Indiana is madder than ever after he notices his white pants are dirty. The sheriff catches the axe freak and says “Rosebud!” as he slams the saw into the guy. Blood goes everywhere and the saw pops out the axe freak’s back. Then the sheriff and the axe dude fall off a cliff and the girls sob a second then start fondling each other and soon they are working out them tongues. Indiana finally comes along and sees them and smiles and says “Aw shucks.” Then the hitch hiker goes home and takes a shower and some gloved maniac with an axe comes in and tries to kill her only she pulls off her mask and she turns out to be one of the lesbians we only saw in that one scene at the beginning. I have no idea why she is the killer. Neither does she. Pretty soon both girls are naked and fighting in a lake and they talk a bunch while fighting to try and make sense out of all of this. They fail.

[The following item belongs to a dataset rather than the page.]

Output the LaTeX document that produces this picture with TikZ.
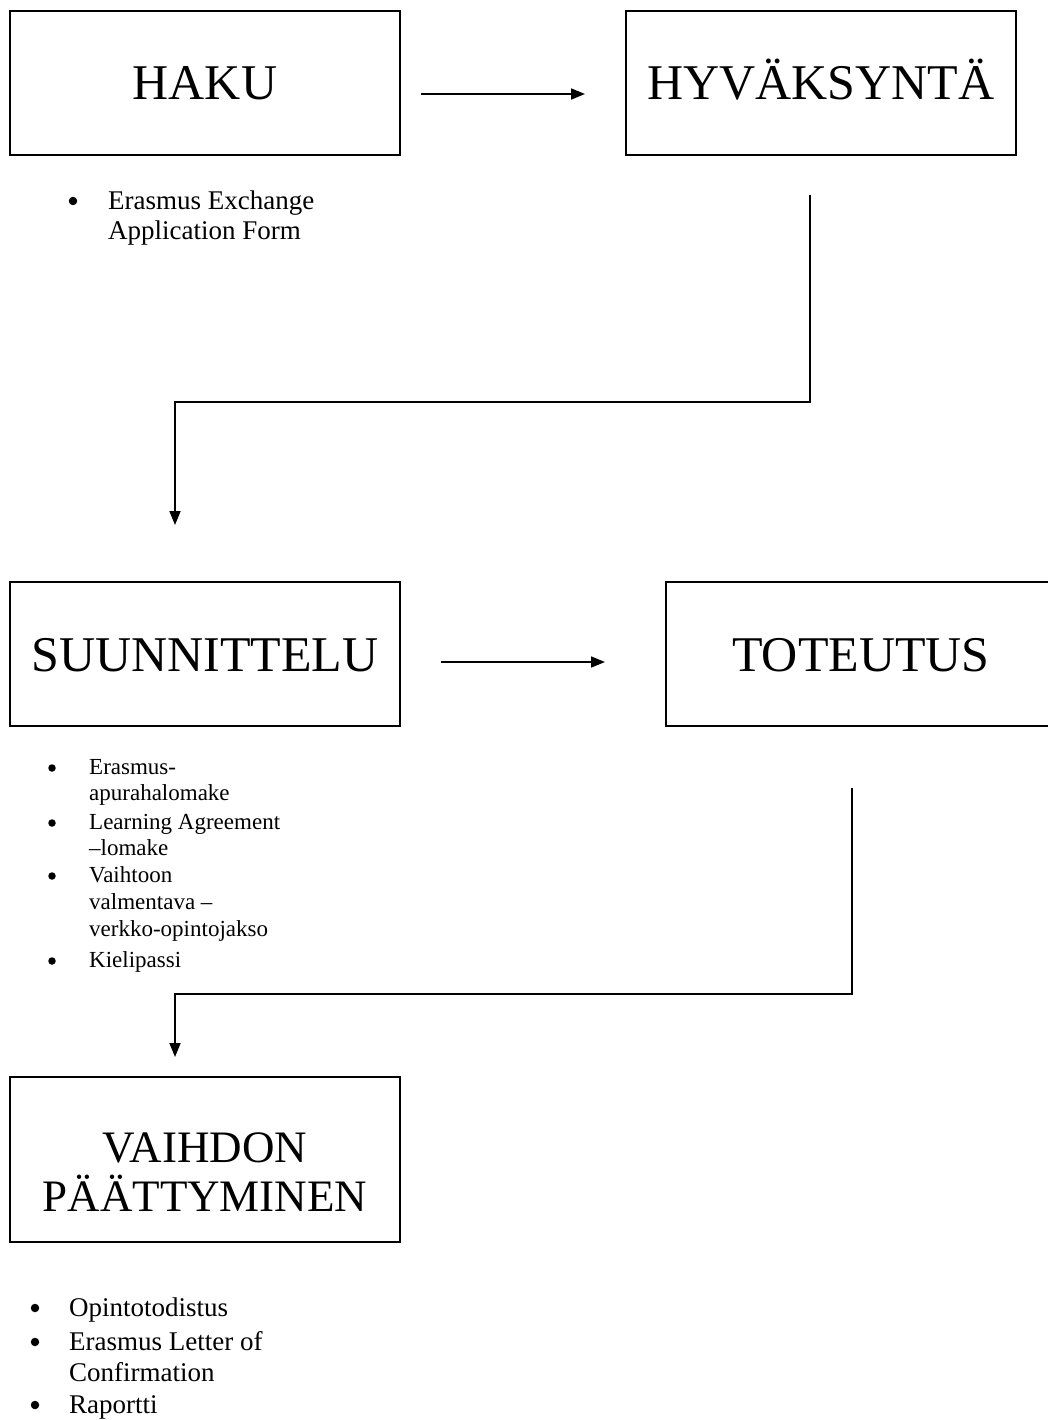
\documentclass[tikz,border=0pt]{standalone}
\usepackage{fontspec}
\setmainfont{Liberation Serif}
\usetikzlibrary{arrows.meta}
\begin{document}
\begin{tikzpicture}[x=1pt,y=-1pt,
  stagebox/.style={draw=black, line width=1.5pt, minimum width=390pt, minimum height=144pt,
    inner sep=0pt, font=\fontsize{50}{55}\selectfont, text height=34pt, text depth=0pt},
  conn/.style={line width=1.7pt, draw=black},
  arr/.style={conn, -{Triangle[length=14pt,width=11pt]}},
  bigitem/.style={anchor=base west, inner sep=0pt, font=\fontsize{27}{30}\selectfont},
  smallitem/.style={anchor=base west, inner sep=0pt, font=\fontsize{23}{26}\selectfont},
  bigdot/.style={circle, fill=black, inner sep=0pt, minimum size=8.5pt},
  smalldot/.style={circle, fill=black, inner sep=0pt, minimum size=7.5pt}
]
\useasboundingbox (0,0) rectangle (1048,1420);
\fill[white] (0,0) rectangle (1048,1420);

% boxes
\node[stagebox] (haku) at (205,83) {HAKU};
\node[stagebox] (hyv) at (821,83) {HYVÄKSYNTÄ};
\node[stagebox] (suun) at (205,654) {SUUNNITTELU};
\node[stagebox] (tot) at (861,654) {TOTEUTUS};
\node[stagebox, minimum height=165pt] (vaih) at (205,1159.5) {};
\node[inner sep=0pt, align=center, font=\fontsize{45}{49}\selectfont] (vaihtext) at (205,1172) {VAIHDON\\PÄÄTTYMINEN};

% connector coordinates
\coordinate (a1s) at (421,94);
\coordinate (a1e) at (585,94);
\coordinate (e1s) at (810,195);
\coordinate (e1e) at (175,525);
\coordinate (a2s) at (441,662);
\coordinate (a2e) at (605,662);
\coordinate (e2s) at (852,788);
\coordinate (e2e) at (175,1057);

\draw[arr] (a1s) -- (a1e);
\draw[arr] (e1s) -- (e1s |- 0,402) -| (e1e);
\draw[arr] (a2s) -- (a2e);
\draw[arr] (e2s) -- (e2s |- 0,994) -| (e2e);

% list 1
\node[bigdot] (b11) at (73,201) {};
\node[bigitem] (t11) at (108,210) {Erasmus Exchange};
\node[bigitem] (t12) at (108,240) {Application Form};

% list 2
\node[smalldot] (b21) at (52,768) {};
\node[smallitem] (t21) at (89,774) {Erasmus-};
\node[smallitem] (t22) at (89,800) {apurahalomake};
\node[smalldot] (b22) at (52,823) {};
\node[smallitem] (t23) at (89,829) {Learning Agreement};
\node[smallitem] (t24) at (89,855) {–lomake};
\node[smalldot] (b23) at (52,876) {};
\node[smallitem] (t25) at (89,882) {Vaihtoon};
\node[smallitem] (t26) at (89,909) {valmentava –};
\node[smallitem] (t27) at (89,936) {verkko-opintojakso};
\node[smalldot] (b24) at (52,961) {};
\node[smallitem] (t28) at (89,967) {Kielipassi};

% list 3
\node[bigdot] (b31) at (35,1308) {};
\node[bigitem] (t31) at (69,1316) {Opintotodistus};
\node[bigdot] (b32) at (35,1342) {};
\node[bigitem] (t32) at (69,1350) {Erasmus Letter of};
\node[bigitem] (t33) at (69,1381) {Confirmation};
\node[bigdot] (b33) at (35,1405) {};
\node[bigitem] (t34) at (69,1413) {Raportti};
\end{tikzpicture}
\end{document}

Finally, the naked tree girl comes back and says some crazy stuff, including “cocoa!” a bunch while she flops around on a fallen tree and dances around and finally has sex while finishing telling the story. The end credits roll and my mind is still reeling. What a crazy, screwed up movie! It had FOUR epilogues! I have no idea why, but it just kept going and going. I never drink and have never taken a drug, but I figure the world might seem like this movie if I did. This was one massive party for me watching… and I bet most people who love Grindhouse type movies would love it like I did.  If you happen to drink, then please get sauced major big time and watch this one twice in a row.

5 / 10 / 8

Attack Of The Beast Creatures

Attack Of The Beast Creatures
Western World Video – Unrated – 83 Minutes

I dug deep and found this very rare little splatterfest to review for this month, and though it may be hard as hell to find, it is a cool little low budget oddity that surprised me.

OK, the film starts off with a ship sinking, kinda like a Z-Grade Titanic deal, during the opening credits. The amateur actor survivors all row a boat to a nearby Island. Before you can say “Gilligan,” these castaways are convinced they are all alone on the Island… only we know different because we get some hand-held POV shots that are suppose to be someone watching from the nearby bushes.

Next we get some people screaming at each other for a few minutes kinda like on the WWE nowadays cuz they save all the actual WRESTLING for Pay-Per-View and just yell a bunch on free TV,and this one old man character is like Archie Bunker, only an amateur version.

Director Michael Stanley has set this film in the 1920’s and one character is a flapper. The plot starts to bog down here so Archie Bunker gets thirsty and decides he needs a drink, only when he bends over and takes a swig of the lagoon, it eats his flesh off in a cool gross out effects scene. Face melts, hands drip, gooey slime and blood pour everywhere. We’re talking first class chunk blower here. The rest of the flick zips along at a fast rate from here on out as crew members off-screen throw these creatures at the cast that look like that Zuni demon doll thingie from Trilogy of Terror with all the big sharp teeth that chased Karen Black all over. Same kinda thing except different. These demonic little dudes ain’t dolls and they hunger for a lot more than Karen. We’re talking absolutely no plot from this point on, just some great scenes of people getting attacked and swarmed on by these creatures. I haven’t seen flesh eating swarms of little killers like this since Piranha! I could go on, but I don’t wanna ruin it in case you are lucky enough to dig it up someplace.

I will say that the director and screenwriters must have done some way crazy drugs and watched Gilligan’s Island before making this thing… Original and way off the wall.  A true surprise!